Aligning developmental and processing accounts of implicit and statistical learning

Peter, M. S., & Rowland, C. F. (2019). Aligning developmental and processing accounts of implicit and statistical learning. Topics in Cognitive Science, 11, 555-572. doi:10.1111/tops.12396.
A long‐standing question in child language research concerns how children achieve mature syntactic knowledge in the face of a complex linguistic environment. A widely accepted view is that this process involves extracting distributional regularities from the environment in a manner that is incidental and happens, for the most part, without the learner's awareness. In this way, the debate speaks to two associated but separate literatures in language acquisition: statistical learning and implicit learning. Both fields have explored this issue in some depth but, at present, neither the results from the infant studies used by the statistical learning literature nor the artificial grammar learning tasks studies from the implicit learning literature can be used to fully explain how children's syntax becomes adult‐like.

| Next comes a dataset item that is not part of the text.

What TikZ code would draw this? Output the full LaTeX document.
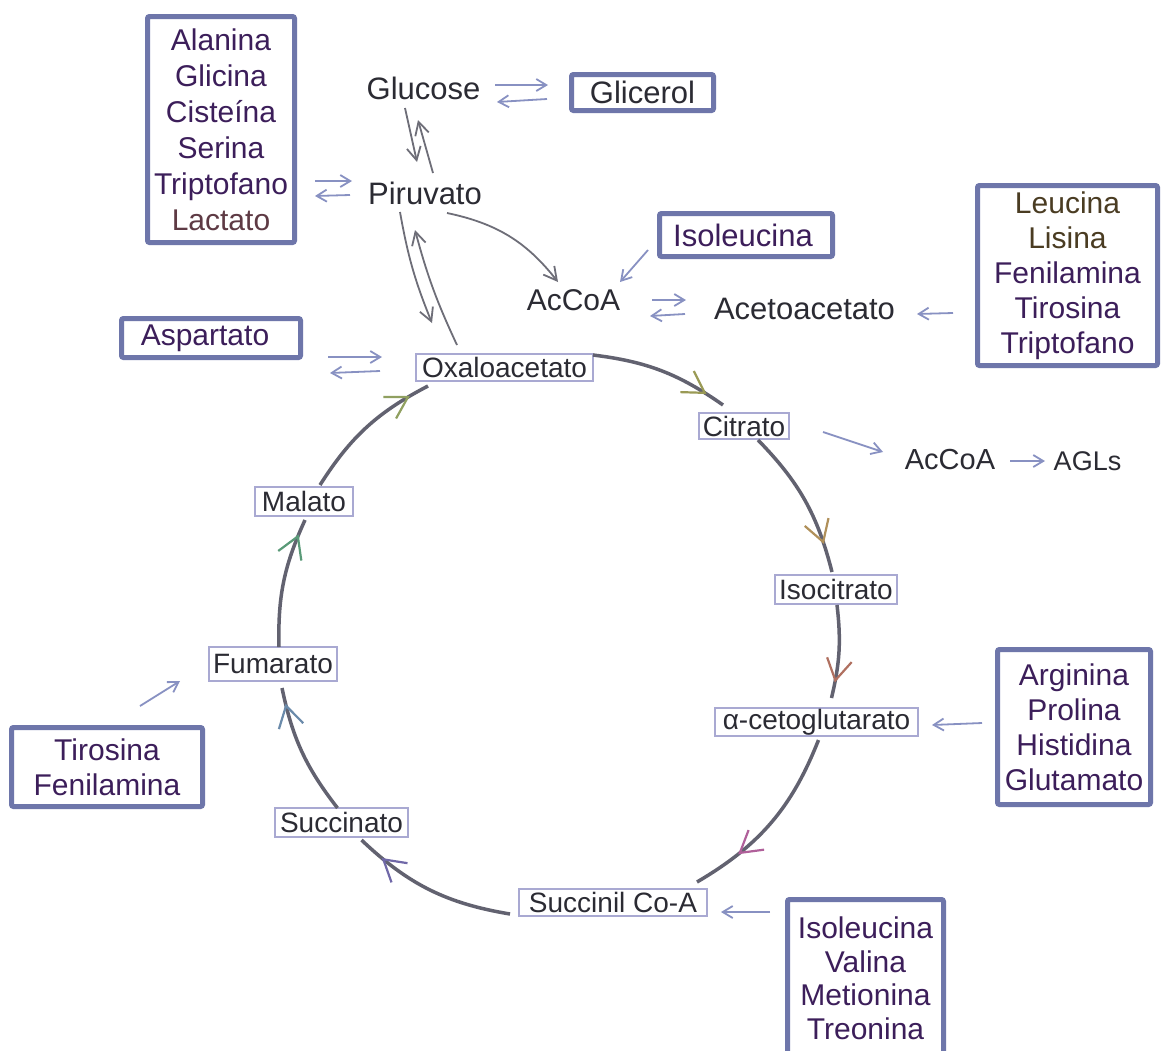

In this work, we consider an alternative explanation—that children use error‐based learning to become mature syntax users. We discuss this proposal in the light of the behavioral findings from structural priming studies and the computational findings from Chang, Dell, and Bock's (2006) dual‐path model, which incorporates properties from both statistical and implicit learning, and offers an explanation for syntax learning and structural priming using a common error‐based learning mechanism. We then turn our attention to future directions for the field, here suggesting how structural priming might inform the statistical learning and implicit learning literature on the nature of the learning mechanism.